Si la Commission européenne a insisté sur l’importance du numérique dans l’agriculture européenne, son intégration à la nouvelle mouture de la PAC reste incertaine du fait du recentrement des financements sur les états membres.
« L’innovation aura une place de choix dans la future politique agricole commune (PAC) » assurait Phil Hogan, commissaire européen en charge de l’agriculture. L’homme d’état irlandais n’a jamais fait de secret sur sa volonté de défendre une « meilleure utilisation des intrants tels que les engrais, des machines autonomes (robots et tracteurs sans conducteur) » et des « changements dans la chaîne d’approvisionnement (notamment le marketing direct) ». Ces dernières années, la Commission a en effet insisté sur le fait que le secteur agricole européen devait « sauter le pas du numérique » et entrer dans l’ère de l’agriculture de précision.
Au vu de la concurrence mondiale accrue, les analystes estiment qu’il est nécessaire d’adopter au plus vire ces nouvelles technologies. En outre, la volonté européenne de réduire son emprunte environnementale ne pourra pleinement se concrétiser qu’avec le concours de ces dernières. Pourtant, Phil Hogan rappelle que « ce sont les États membres qui décideront quel soutien précis apporter et donc quel financement pour l’innovation ». Un aveu qui fait craindre que la réalité de la PAC ne reflète pas l’ambition promise par l’exécutif européen.
De nombreuses voix se sont levées pour regretter un manque de vision pour le numérique dans la PAC post-2020. En effet, chaque état ayant ses priorités propres, et compte tenu de la plus de marge de manœuvre promise aux États membres dans le nouveau texte, l’innovation risque fort d’être relayée au second plan. « L’expérience de la PAC actuelle, appliquée dans 28 États membres aux climats, méthodes de production et traditions différents, montre que Bruxelles ne peut plus déterminer ce qui doit être fait dans chaque État membre », justifie la Commission.
« Quand un agriculteur change ses pratiques, il y a toujours un risque. Par exemple, quand il passe au bio, il y a un risque, car il change de modèle de production et peut être confronté à deux ou trois années difficiles avec des pertes importantes », explique Luc Vernet, dirigeant du think-tank Farm Europe. « Si nous voulons que les agriculteurs passent au numérique, nous devons les protéger pendant une certaine période de transition ». Mais l’innovation agricole trouve également des échos au-delà du domaine social.

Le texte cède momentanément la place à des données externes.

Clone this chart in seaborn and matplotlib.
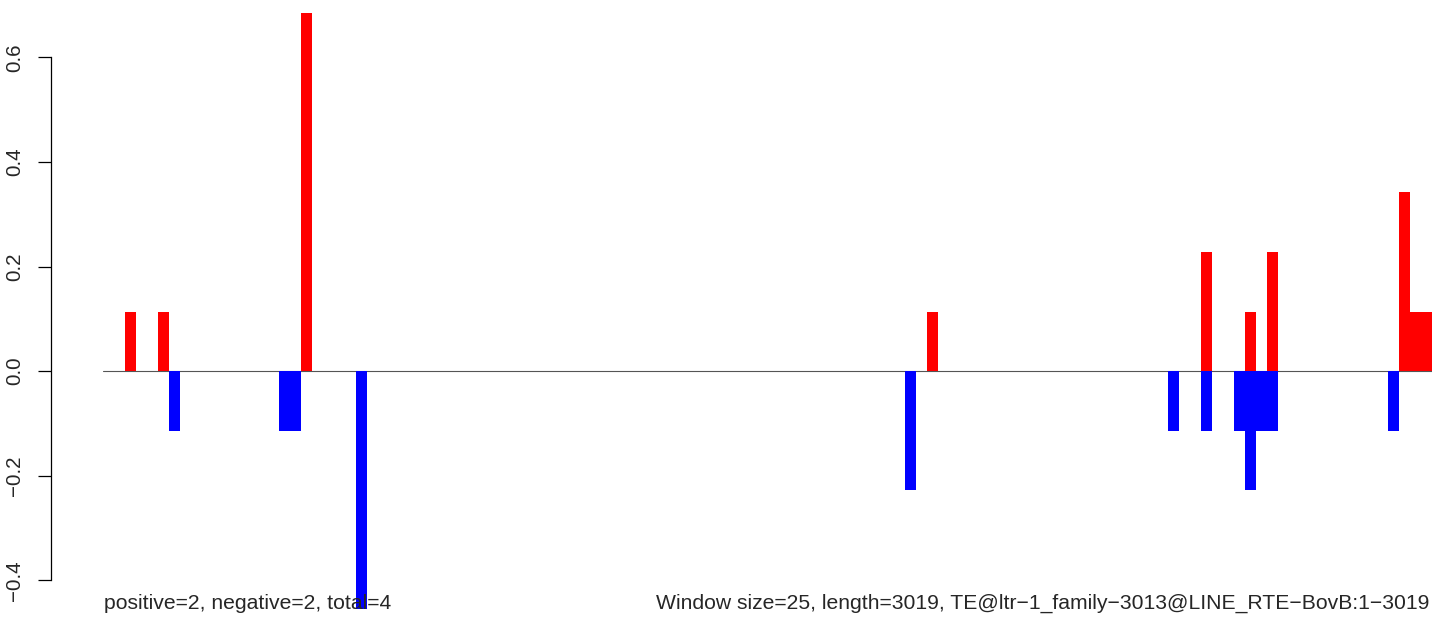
import matplotlib
matplotlib.use("Agg")
import matplotlib.pyplot as plt
import numpy as np
import pandas as pd
import seaborn as sns

# window count: length 3019 / window size 25
n_windows = 121

# windows with positive scores (red) and their values
pos_windows = [2, 5, 18, 75, 100, 104, 106, 118, 119, 120]
pos_values = [0.114, 0.114, 0.685, 0.114, 0.228, 0.114, 0.228, 0.343, 0.114, 0.114]

# windows with negative scores (blue) and their values
neg_windows = [6, 16, 17, 23, 73, 97, 100, 103, 104, 105, 106, 117]
neg_values = [-0.114, -0.114, -0.114, -0.456, -0.228, -0.114, -0.114,
              -0.114, -0.228, -0.114, -0.114, -0.114]

y_ticks = [-0.4, -0.2, 0.0, 0.2, 0.4, 0.6]
y_ticklabels = ["\u22120.4", "\u22120.2", "0.0", "0.2", "0.4", "0.6"]

left_text = "positive=2, negative=2, total=4"
right_text = ("Window size=25, length=3019, "
              "TE@ltr\u22121_family\u22123013@LINE_RTE\u2212BovB:1\u22123019")

df = pd.DataFrame({"window": np.arange(n_windows), "pos": 0.0, "neg": 0.0})
df.loc[pos_windows, "pos"] = pos_values
df.loc[neg_windows, "neg"] = neg_values

sns.set_style("white")
plt.rcParams["font.family"] = ["Liberation Sans", "DejaVu Sans"]

W, H = 1435, 617
fig = plt.figure(figsize=(W / 100, H / 100), dpi=100)
ax = fig.add_axes([103 / W, 8 / H, (1432 - 103) / W, (609 - 13) / H])

order = list(range(n_windows))
sns.barplot(data=df, x="window", y="pos", order=order, color="#ff0000",
            saturation=1, width=1, linewidth=0, errorbar=None, ax=ax, zorder=2)
sns.barplot(data=df, x="window", y="neg", order=order, color="#0000ff",
            saturation=1, width=1, linewidth=0, errorbar=None, ax=ax, zorder=2)

ax.axhline(0, color="#555555", lw=0.8, zorder=1)

ax.set_xlim(-0.5, n_windows - 0.5)
ax.set_ylim(-0.455, 0.685)
ax.set_xlabel("")
ax.set_ylabel("")
ax.set_xticks([])

for side in ["top", "right", "bottom"]:
    ax.spines[side].set_visible(False)
ax.spines["left"].set_position(("outward", 37.5))
ax.spines["left"].set_bounds(-0.4, 0.6)
ax.spines["left"].set_linewidth(0.9)
ax.spines["left"].set_color("black")

ax.set_yticks(y_ticks)
ax.set_yticklabels(y_ticklabels, fontsize=14.8, rotation=90, va="center")
ax.tick_params(axis="y", direction="out", length=9.4, width=0.9,
               color="black", pad=10, left=True)

fig.text(104 / W, 1 - 609 / H, left_text, ha="left", va="baseline", fontsize=15.2)
fig.text(1429 / W, 1 - 609 / H, right_text, ha="right", va="baseline", fontsize=15.2)

fig.savefig("out.png", dpi=100)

L’industrie agro-alimentaire est elle aussi réservée quant aux propositions de la Commission.
« Dans les propositions et les discussions actuelles de la PAC, nous observons davantage une politique utilisant la numérisation et les technologies de l’information pour faciliter l’observation et la conformité qu’une politique visant à stimuler l’adoption et l’application de ces techniques révolutionnaires en agriculture », note Yara, une multinationale d’engrais et de nutrition des plantes. « Les décideurs politiques ne comprennent pas pleinement le lien entre l’agriculture numérique et la production durable » regrettait pour sa part Bruno Tremblay du groupe Bayer.
Daniel Azevedo du syndicat des agriculteurs européens Copa-Cogeca pointe aussi du doigt un manque d’ambition : « Nous reconnaissons que la DG Agri de la Commission, en collaboration avec la DG Connect, ainsi que tous les services de la DG Recherche, ont réalisé de nombreux programmes sur l’agriculture de précision », a-t-il déclaré, ajoutant toutefois que certaines questions concernant la réglementation « entravent parfois l’innovation ». La commission profitera-t-elle cet appel pour revoir sa copie ? Considérant les tensions qui entourent le débat sur la nouvelle PAC, rien n’est moins sûr.
« Si aucune direction européenne franche n’est donnée, les États membres n’auront pas la capacité de conduire le secteur dans cette direction » met en garde Luc Vernet.